そういう観点に立つと、先述のスタッフが言う通り「ショップの負担がむしろ増える」場面は出てきそうです。
他店で端末を購入したユーザーがサポートを求めてきたケースでは、早速こんなこともあったそうです。
量販店やオンラインショップで買われたお客さまに「その設定は有償でサポートします」とお伝えした所、「今までは無料だっただろ!」とお叱りを受けるケースが早速出てきました。
サービスは“形のないもの”なので、こちらが折れてしまえば無料で行えなくもありませんが、それでは有償でもサポートを依頼してくださったお客さまに示しがつきません。かといって、アフターサポート拠点としての役割を持つドコモショップが「買ったお店と相談してください」と突き返すことも難しく……。
こんな声もあります。
「当店での端末設定は有償です。ドコモショップでのサポートも有償です」といった案内がといった案内が量販店段階で徹底されればお客さまからのクレームは少しは減らせるのかなと思います。
しかし、このような案内をしたとして、ドコモのサポートは全て有償であるかのように思われはしないかと不安になります。それはそれでイメージダウンになるのではないかと……。
端的にいうと、初期設定サポートが一部有償化されたことについて、ユーザーへの周知が徹底されていないということです。
筆者はキャリアショップで勤務した経験もありますが、量販店の店頭での勤務経験の方が長いです。量販店では行えない手続きやサポートもあるため、お客さまに「困ったことがあれば全部キャリアショップへどうぞ」という旨の案内をしていたこともあります。
量販店における契約や端末販売でトラブルが発生した場合に備えて、キャリア(あるいは上位の代理店)ではスタッフ向けの電話サポート窓口を設けています。量販店の店員は困ったことが発生したらそこに電話……すれば全て解決するわけではなく、トラブルの内容によっては「量販店では対応できません」「ショップに誘導してください」という旨の回答を受けることも少なからずあります。
店員個人として解決法を知っていても、「ショップへ行ってください」という案内を徹底せざるを得ない背景がここにあります。
総務省は「量を追う販売」にこそメスを入れるべき
今回ヒアリングする中で、2019年10月に改正電気通信事業法と関連する総務省令・ガイドライン類が施行されてから「端末の売り上げが施行前の半分程度になってしまった」という嘆きも複数聞こえてきました。
以前の連載でも触れた通り、一部のショップや量販店では「頭金」を引き上げることで利益を確保するような販売をする動きもあります。しかし、端末販売だけではキャリアショップの経営は立ちゆきません。
かといって、携帯電話の利用者が減ることは考えにくく、各種サポートにかかるコストが大きく変わることはありません。そうなると、時間や手間のかかるサポート項目を有償サービスとする流れは致し方ないことであるとも言えます。
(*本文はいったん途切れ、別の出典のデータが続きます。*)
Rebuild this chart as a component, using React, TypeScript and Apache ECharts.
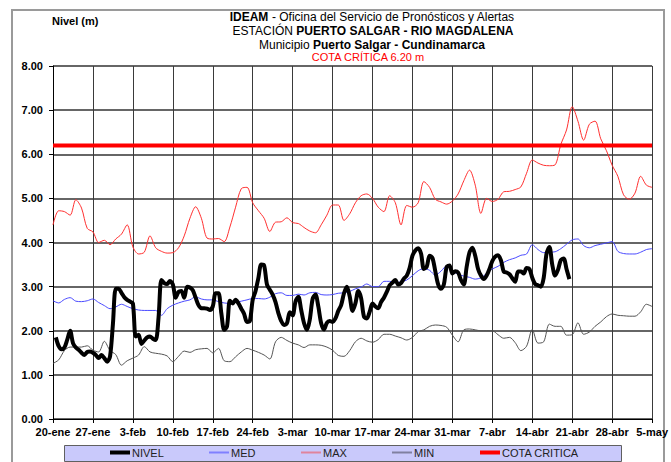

ただ、現状では「量を売ることでショップを維持する」という“台数(契約件数)至上主義”的な仕組みはドコモに限らず根強く、量に頼らずともショップを維持できる方策を考える所まで頭が回りきっていない状況です。
昨今総務省が取っている「過度な値引き販売を抑制する」「通信料の値下げこそがユーザー還元である」という方針も、一義的には携帯電話販売の健全化に資する正しい考え方ではあります。しかし、それを推進するには「量を追う販売」からの転換を促しつつ、販売店と契約者(ユーザー)双方の不利益にならない施策の検討も必要だと、筆者は思う次第です。